How many times have you been told no?
What pushes you to continue on your journey even when you feel like everything you have tried has all been a waste?
Are there days you just want to give up?
What makes you keep going on those days?
What is your why?
These are questions that I have looked at personally and have evaluated over time in my own life. How many times have I been told no, or had to find another way to accomplish a goal because the first path I took wasn’t meant for me? So many. I honestly can’t even answer that question off the top of my head. I remember as far back as grade school being the outcast because I wore hand-me-down clothes and wasn’t part of a family that was well-off. For the first part of my life, I was raised by a single mom. In high school, I was told no more times than I could count, whether it was due to the hardships I was going through and letting my grades go, or just letting life take over and control me in general. I had no real direction, so I followed those who accepted me. Often times, that was not a good choice. I know that now. Back then though, acceptance was important to me because most of my life, I was not accepted. In college, my dream of becoming a college basketball player was crushed when the coach told me no for getting a full scholarship (she could only offer partial, which meant I had to work still and wouldn’t be able to focus on basketball or my studies). Later on, I was told no so many times. How I even made it into the military is still a blessing in disguise.
In 2011, after working hard to make it into a program (my mom passing away during finals for the prerequisites I was taking while I was 7 months pregnant and having to eventually leave my family for the program), I was told no when I sat in front of a board to disclose why I should be there and why they should keep me. In 2013, I was told no when I applied to nursing school, but due a deployment, was unable to take one of the prerequisites (even though I took every other one). In 2015, I was told no when I tried to come back each year to perform my military duties as a new Reservist – I ended up having to go inactive and now am not able to come back in due to disabilities I incurred over the years. Recently, I was fired from a job because I cared too much about the people. It’s a never-ending battle. HOWEVER, the more you continue on, the more you will eventually find your path. You have to keep the faith.
For many years, my faith was tarnished. I thought I could just do everything myself. I was lost, disillusioned, confused…I will never sit here and say every day was great because that is far from the truth. There were depressed states I went through each time I was told no. There were negative thoughts and days I just didn’t want to push through.

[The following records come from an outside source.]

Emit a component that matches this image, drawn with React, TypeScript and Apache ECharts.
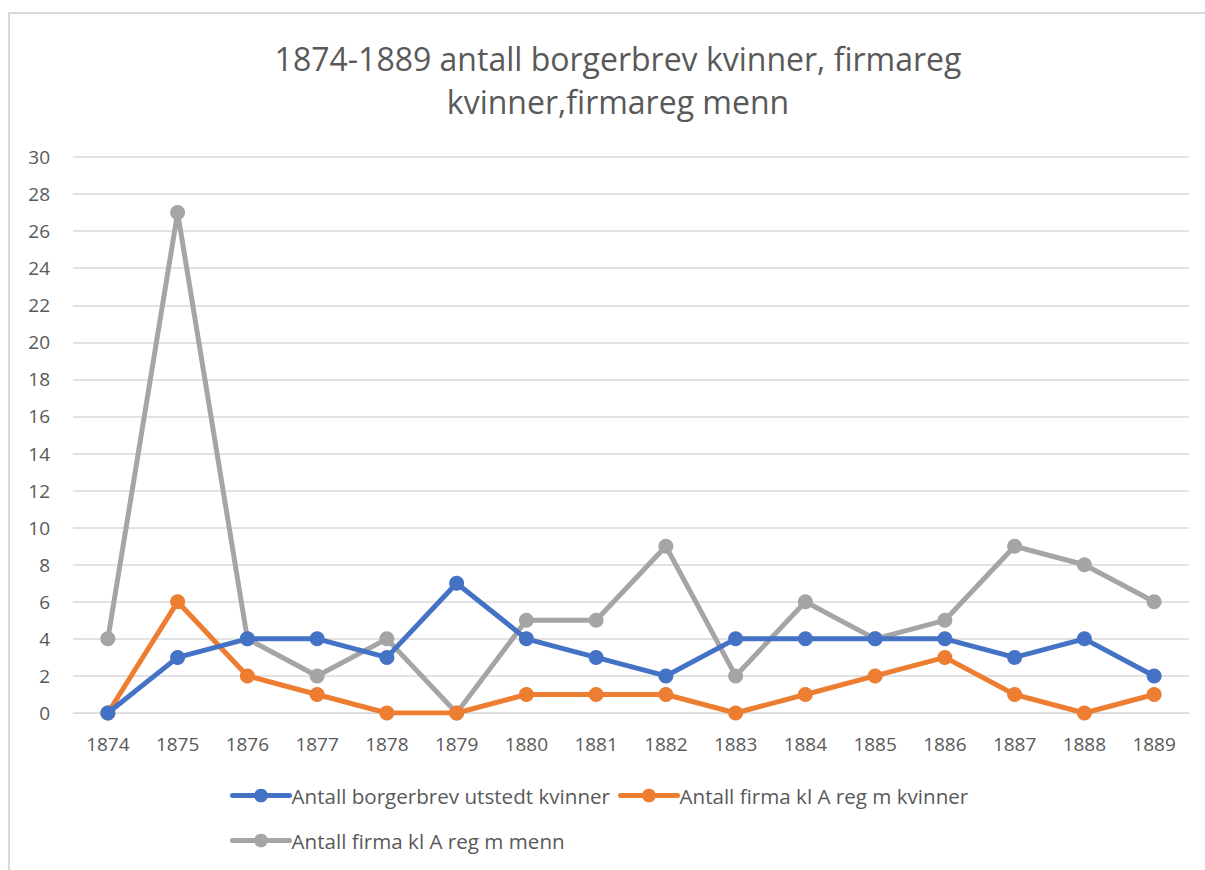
import React, { useEffect, useRef } from "react";
import * as echarts from "echarts";

const years = ["1874","1875","1876","1877","1878","1879","1880","1881","1882","1883","1884","1885","1886","1887","1888","1889"];
const borgerbrevKvinner = [0, 3, 4, 4, 3, 7, 4, 3, 2, 4, 4, 4, 4, 3, 4, 2];
const firmaKvinner = [0, 6, 2, 1, 0, 0, 1, 1, 1, 0, 1, 2, 3, 1, 0, 1];
const firmaMenn = [4, 27, 4, 2, 4, 0, 5, 5, 9, 2, 6, 4, 5, 9, 8, 6];
const seriesNames = [
  "Antall borgerbrev utstedt kvinner",
  "Antall firma kl A reg m kvinner",
  "Antall firma kl A reg m menn",
];
const colors = ["#4472C4", "#ED7D31", "#A5A5A5"];
const titleText = "1874-1889 antall borgerbrev kvinner, firmareg\nkvinner,firmareg menn";

const FONT = "'Open Sans', 'Noto Sans', sans-serif";

export default function App() {
  const ref = useRef<HTMLDivElement>(null);
  useEffect(() => {
    if (!ref.current) return;
    const chart = echarts.init(ref.current, undefined, { renderer: "svg" });
    const values = [borgerbrevKvinner, firmaKvinner, firmaMenn];
    const legendCommon = {
      left: 225,
      orient: "horizontal" as const,
      itemWidth: 57,
      itemHeight: 17,
      itemGap: 8,
      lineStyle: { width: 5, cap: "round" },
      textStyle: { fontFamily: FONT, fontSize: 20.6, color: "#595959", padding: [0, 0, 0, -3] },
    };
    chart.setOption({
      animation: false,
      backgroundColor: "#ffffff",
      textStyle: { fontFamily: FONT },
      graphic: [
        {
          type: "rect",
          shape: { x: 9, y: 13, width: 1300, height: 1000 },
          style: { fill: "none", stroke: "#D9D9D9", lineWidth: 2 },
          silent: true,
        },
      ],
      title: {
        text: titleText,
        left: 613,
        textAlign: "center",
        top: 32,
        textStyle: {
          fontFamily: FONT,
          fontSize: 32,
          fontWeight: "normal",
          color: "#595959",
          lineHeight: 43,
        },
      },
      legend: [
        {
          ...legendCommon,
          top: 780,
          data: [seriesNames[0], seriesNames[1]],
        },
        {
          ...legendCommon,
          top: 825,
          data: [seriesNames[2]],
        },
      ],
      grid: { left: 73, right: 16, top: 157, bottom: 157, containLabel: false },
      xAxis: {
        type: "category",
        data: years,
        boundaryGap: true,
        axisLine: { show: true, lineStyle: { color: "#D9D9D9", width: 1 } },
        axisTick: { show: false },
        axisLabel: { color: "#595959", fontSize: 19, fontFamily: FONT, margin: 21 },
      },
      yAxis: {
        type: "value",
        min: 0,
        max: 30,
        interval: 2,
        axisLine: { show: false },
        axisTick: { show: false },
        splitLine: { lineStyle: { color: "#D9D9D9", width: 1.5 } },
        axisLabel: { color: "#595959", fontSize: 19, fontFamily: FONT, margin: 23 },
      },
      series: seriesNames.map((name, i) => ({
        name,
        type: "line",
        data: values[i],
        color: colors[i],
        symbol: "circle",
        symbolSize: 15,
        lineStyle: { width: 5, color: colors[i] },
        itemStyle: { color: colors[i] },
        z: 2 + (i === 2 ? 0 : i === 0 ? 2 : 1),
      })),
    });
    return () => chart.dispose();
  }, []);
  return (
    <div
      ref={ref}
      style={{ position: "absolute", left: 0, top: 0, width: 1205, height: 870 }}
    />
  );
}
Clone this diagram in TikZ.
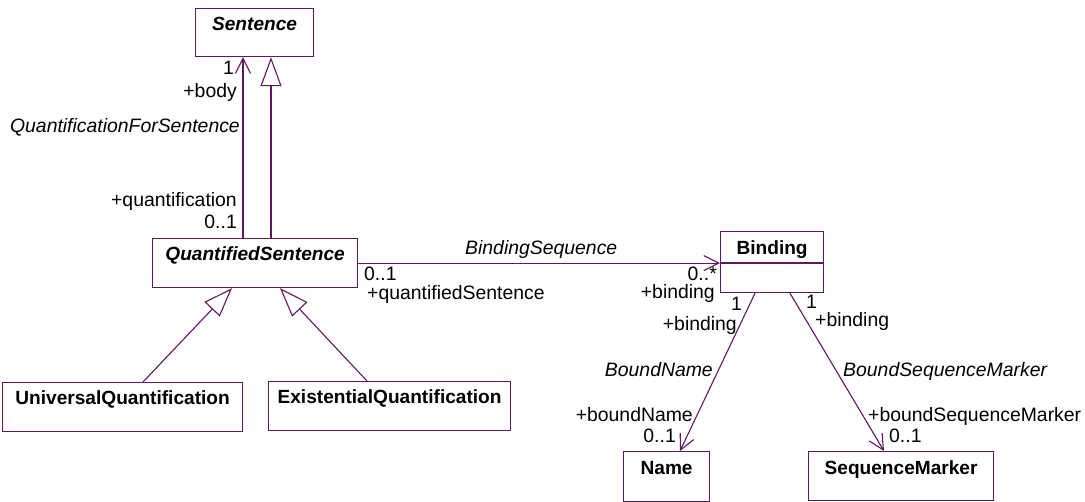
\documentclass[tikz,border=0pt]{standalone}
\usepackage{fontspec}
\setmainfont{Liberation Sans}
\usetikzlibrary{arrows.meta}
\definecolor{uml}{RGB}{95,25,95}
\begin{document}
\begin{tikzpicture}[x=1pt,y=-1pt, font=\fontsize{19.4}{23}\selectfont,
  box/.style={draw=uml, line width=1.2pt, fill=white, inner sep=0pt, anchor=north west},
  cname/.style={inner sep=0pt, anchor=base, font=\fontsize{19.1}{23}\selectfont\bfseries},
  assoc/.style={draw=uml, line width=1.1pt},
  nav/.style={assoc, -{Straight Barb[length=15pt,width=15pt,line width=1.1pt]}},
  gen/.style={assoc, -{Triangle[open,length=29pt,width=21pt,fill=white,line width=1.1pt]}},
  lbe/.style={inner sep=0pt, anchor=base east},
  lbw/.style={inner sep=0pt, anchor=base west},
]
\useasboundingbox (0,0) rectangle (1085,502);

% classes
\node[box, minimum width=118pt, minimum height=48pt] (sent) at (195,8) {};
\node[box, minimum width=205pt, minimum height=49pt] (qs) at (152,238) {};
\node[box, minimum width=103pt, minimum height=61pt] (bind) at (720,231) {};
\node[box, minimum width=86pt, minimum height=50pt] (name) at (623,451) {};
\node[box, minimum width=185pt, minimum height=49pt] (sm) at (808,451) {};
\node[box, minimum width=240pt, minimum height=49pt] (uq) at (2,382) {};
\node[box, minimum width=242pt, minimum height=49pt] (eq) at (268,381) {};
\draw[assoc, line width=1.2pt] ([yshift=-32pt]bind.north west) -- ([yshift=-32pt]bind.north east);

\node[cname] (tsent) at ([yshift=-23pt]sent.north) {\itshape Sentence};
\node[cname] (tqs) at ([yshift=-23pt]qs.north) {\itshape QuantifiedSentence};
\node[cname] (tbind) at ([yshift=-24pt]bind.north) {Binding};
\node[cname] (tname) at ([yshift=-24pt]name.north) {Name};
\node[cname] (tsm) at ([yshift=-24pt]sm.north) {SequenceMarker};
\node[cname] (tuq) at ([yshift=-23pt]uq.north) {UniversalQuantification};
\node[cname] (teq) at ([yshift=-23pt]eq.north) {ExistentialQuantification};

% connectors
\draw[nav] ([xshift=91pt]qs.north west) -- ([xshift=48pt]sent.south west);
\draw[gen] ([xshift=119pt]qs.north west) -- ([xshift=76pt]sent.south west);
\draw[gen] ([xshift=141pt]uq.north west) -- ([xshift=80pt]qs.south west);
\draw[gen] ([xshift=99pt]eq.north west) -- ([xshift=128pt]qs.south west);
\draw[nav] (qs.east) -- (qs.east -| bind.west);
\draw[nav] ([xshift=35pt]bind.south west) -- ([xshift=57pt]name.north west);
\draw[nav] ([xshift=70pt]bind.south west) -- ([xshift=76pt]sm.north west);

% labels
\node[lbe] (l1) at (234,75) {1};
\node[lbe] (l2) at (237,98) {+body};
\node[lbe] (l3) at (240,133) {\itshape QuantificationForSentence};
\node[lbe] (l4) at (237,207) {+quantification};
\node[lbe] (l5) at (237,229) {0..1};
\node[lbw] (l6) at (465,255) {\itshape BindingSequence};
\node[lbw] (l7) at (364,281) {0..1};
\node[lbw] (l8) at (367,300) {+quantifiedSentence};
\node[lbe] (l9) at (717,281) {0..*};
\node[lbe] (l10) at (715,299) {+binding};
\node[lbe] (l11) at (742,311) {1};
\node[lbe] (l12) at (737,331) {+binding};
\node[lbw] (l13) at (806,309) {1};
\node[lbw] (l14) at (815,327) {+binding};
\node[lbe] (l15) at (713,377) {\itshape BoundName};
\node[lbw] (l16) at (843,377) {\itshape BoundSequenceMarker};
\node[lbe] (l17) at (693,422) {+boundName};
\node[lbe] (l18) at (676,443) {0..1};
\node[lbw] (l19) at (868,422) {+boundSequenceMarker};
\node[lbw] (l20) at (889,443) {0..1};
\end{tikzpicture}
\end{document}
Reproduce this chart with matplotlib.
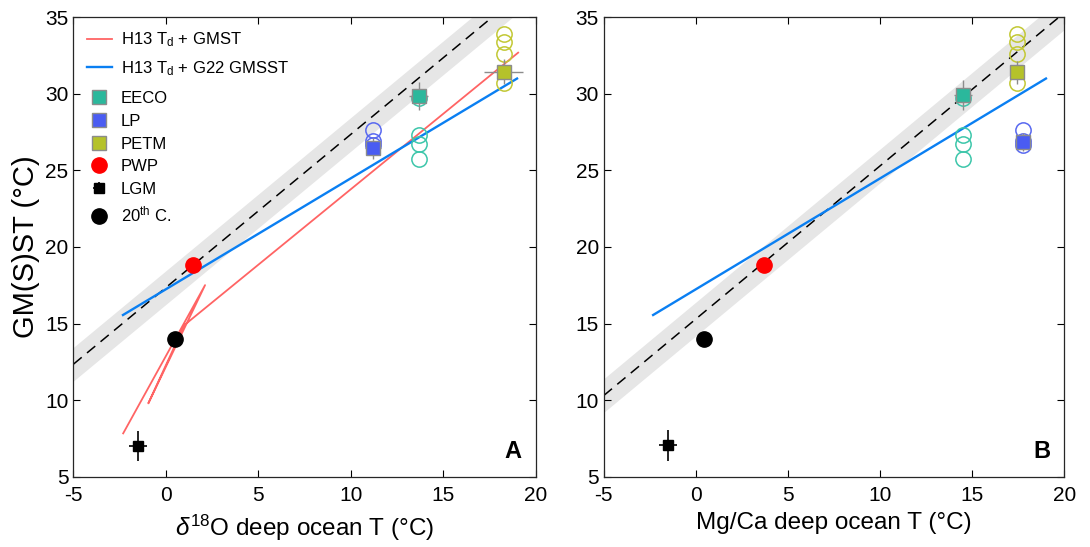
import numpy as np
import matplotlib
matplotlib.use('Agg')
import matplotlib.pyplot as plt
from matplotlib.container import ErrorbarContainer
from matplotlib.legend_handler import HandlerErrorbar

plt.rcParams['font.family'] = ['Liberation Sans', 'DejaVu Sans']
plt.rcParams['mathtext.fontset'] = 'custom'
plt.rcParams['mathtext.rm'] = 'Liberation Sans'
plt.rcParams['mathtext.it'] = 'Liberation Sans:italic'
plt.rcParams['axes.unicode_minus'] = False

# datos lidos da figura
# linha vermelha (H13 Td + GMST), so no painel A
red_x = [-2.31, 2.12, -0.95, 1.0, 19.06]
red_y = [7.83, 17.51, 9.79, 14.9, 32.69]
# linha azul (H13 Td + G22 GMSST)
blue_x = [-2.32, 19.0]
blue_y = [15.56, 31.0]
# linha 1:1 tracejada (offset) e faixa cinza
dash_off = [17.35, 15.3]
band_half = 1.1

# pontos com barras de erro: x, y, xerr, yerr  (painel A, painel B)
eeco = [(13.67, 29.86, 0.5, 0.93), (14.49, 29.92, 0.5, 0.96)]
lp = [(11.23, 26.44, 0.43, 0.7), (17.73, 26.87, 0.25, 0.6)]
petm = [(18.27, 31.45, 1.05, 0.82), (17.45, 31.41, 0.2, 0.76)]
lgm = [(-1.49, 7.0, 0.48, 1.0), (-1.53, 7.05, 0.48, 1.0)]
pwp = [(1.47, 18.82), (3.69, 18.82)]
sec20 = [(0.49, 13.99), (0.46, 13.99)]

# circulos abertos (mesmos y nos dois paineis)
eeco_circ = [29.73, 27.31, 26.72, 25.74]
lp_circ = [27.64, 26.92, 26.66]
petm_circ = [33.91, 33.37, 32.6, 30.69]

c_eeco = '#2bb89c'
c_lp = '#4a5cf2'
c_petm = '#b5c22a'
c_eeco_o = '#3cc6aa'
c_lp_o = '#5868f0'
c_petm_o = '#c2c834'

fig = plt.figure(figsize=(10.9, 5.47), dpi=100)
axA = fig.add_axes([0.0674, 0.1285, 0.4239, 0.8399])
axB = fig.add_axes([0.5539, 0.1285, 0.4226, 0.8399])

xx = np.array([-5, 20])
handles = {}
for i, ax in enumerate([axA, axB]):
    ax.fill_between(xx, xx + dash_off[i] - band_half, xx + dash_off[i] + band_half,
                    color='#e6e6e6', lw=0, zorder=1)
    ax.plot(xx, xx + dash_off[i], '--', color='k', lw=1.1, dashes=(7, 4.5), zorder=2)
    if i == 0:
        hr, = ax.plot(red_x, red_y, color='#ff6464', lw=1.3, zorder=3)
        handles['red'] = hr
    hb, = ax.plot(blue_x, blue_y, color='#0a7ff2', lw=1.7, zorder=3)
    handles['blue'] = hb

    # circulos abertos
    ax.plot([eeco[i][0]] * len(eeco_circ), eeco_circ, 'o', mfc='none', mec=c_eeco_o,
            ms=11, mew=1.1, zorder=4)
    ax.plot([lp[i][0]] * len(lp_circ), lp_circ, 'o', mfc='none', mec=c_lp_o,
            ms=11, mew=1.1, zorder=4)
    ax.plot([petm[i][0]] * len(petm_circ), petm_circ, 'o', mfc='none', mec=c_petm_o,
            ms=11, mew=1.1, zorder=4)

    for key, d, col in [('EECO', eeco, c_eeco), ('LP', lp, c_lp), ('PETM', petm, c_petm)]:
        x, y, xe, ye = d[i]
        h = ax.errorbar(x, y, xerr=xe, yerr=ye, fmt='s', mfc=col, mec='#8c8c8c', ms=10,
                        mew=1, ecolor='#8c8c8c', elinewidth=1, capsize=0, zorder=5)
        handles[key] = h
    h = ax.errorbar(pwp[i][0], pwp[i][1], fmt='o', color='#ff0000', ms=11, zorder=5)
    handles['PWP'] = h
    x, y, xe, ye = lgm[i]
    h = ax.errorbar(x, y, xerr=xe, yerr=ye, fmt='s', color='k', ms=7, elinewidth=1.2,
                    capsize=0, zorder=5)
    handles['LGM'] = h
    h = ax.errorbar(sec20[i][0], sec20[i][1], fmt='o', color='k', ms=11, zorder=5)
    handles['20'] = h

    ax.set_xlim(-5, 20)
    ax.set_ylim(5, 35)
    ax.set_xticks([-5, 0, 5, 10, 15, 20])
    ax.set_yticks([5, 10, 15, 20, 25, 30, 35])
    ax.tick_params(direction='in', top=True, right=True, labelsize=15, length=5, width=0.8)
    ax.tick_params(axis='x', pad=7)
    for s in ax.spines.values():
        s.set_linewidth(0.9)
        s.set_color('#262626')

axA.set_ylabel('GM(S)ST (°C)', fontsize=21, labelpad=4)
axA.set_xlabel(r'$\delta^{18}$O deep ocean T (°C)', fontsize=17.5, labelpad=5)
axB.set_xlabel('Mg/Ca deep ocean T (°C)', fontsize=17.5, labelpad=5)
axA.text(0.97, 0.03, 'A', transform=axA.transAxes, ha='right', va='bottom',
         fontsize=17, fontweight='bold')
axB.text(0.97, 0.03, 'B', transform=axB.transAxes, ha='right', va='bottom',
         fontsize=17, fontweight='bold')

# legenda em duas partes (linhas com mais espaco, como no original)
leg_kw = dict(frameon=False, fontsize=12, handlelength=1.5, handletextpad=0.55,
              borderaxespad=0.4, borderpad=0.4)
leg1 = axA.legend([handles['red'], handles['blue']],
                  [r'H13 T$_\mathregular{d}$ + GMST', r'H13 T$_\mathregular{d}$ + G22 GMSST'],
                  loc='upper left', labelspacing=0.6, **leg_kw)
axA.add_artist(leg1)
mk_h = [handles['EECO'], handles['LP'], handles['PETM'], handles['PWP'], handles['LGM'],
        handles['20']]
mk_l = ['EECO', 'LP', 'PETM', 'PWP', 'LGM', r'20$^\mathregular{th}$ C.']
axA.legend(mk_h, mk_l, loc='upper left', bbox_to_anchor=(0, 0.868), labelspacing=0.46,
           handler_map={ErrorbarContainer: HandlerErrorbar(xerr_size=0.35, yerr_size=0.35)},
           **leg_kw)

fig.savefig('out.png', dpi=100)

What pushes me through? Well, I am a mother. It’s simple. I can continue down a path of destruction and not be a good role model for my daughter, or I can get back up each time I’m pushed down and I can keep going. I am glad I always eventually chose the latter. I grew up without a role model. When my mother remarried, her husband became very violent towards her. She became an alcoholic. He ended up on drugs. This is what I was around my whole life growing up. My mom was depressed, she didn’t cope with life very well. She had a destructive behavior. I could easily be the same way. I have not made all great choices, please believe. I also had a lot of regrets. However, instead of dwelling on the things I could not change, why not focus on what I did have control over? The way I reacted.
On the days where you just want to give up, figure out why you want to give up. Have a sit down with yourself. If you are a Christian, have a sit down with God. There is a plan for us all. Maybe we don’t know it at the time we are going through everything, but there is a plan. We all have this path we are meant to go down. Each time someone told me no, I never saw it that way. I looked at the negative and allowed it to take over for quite some time. I wasted more time dwelling on things that were out of my control than I did on things that I could do or be. I wasted more time doing that than I did on taking courses or going through programs that I eventually wouldn’t use. I wasted years on the “poor me” stage. Then one day I finally woke up.
Either I was going to continue down the path of destruction and not give my daughter someone to look up to, or I was going to take the reins I had left and steer my own course. At the age of 39, I finally decided to do what I could to take control. I started reading personal development books, listening to podcasts, watching people I respected on YouTube. I took control. It was the best decision I could have made.
Now, at almost 41 years old, I won’t say I have all the answers or that I have it all together. What I can say is that I have worked really hard on changing me and the way I react to things. I can’t change the world. I can’t change other people’s mindsets. I can change me. I can change my own mindset. Until you work on you, everything you go through will seem like the worst possible scenario. Once you make a conscious decision to work on how you react to things, you may find that the path you were meant to be on all along is there waiting for you. It never went anywhere. It was simply waiting until you were able to realize it was there and appreciate it.
So today I challenge you to stop dwelling on things that are out of your control and focus on the one thing you can control…YOU.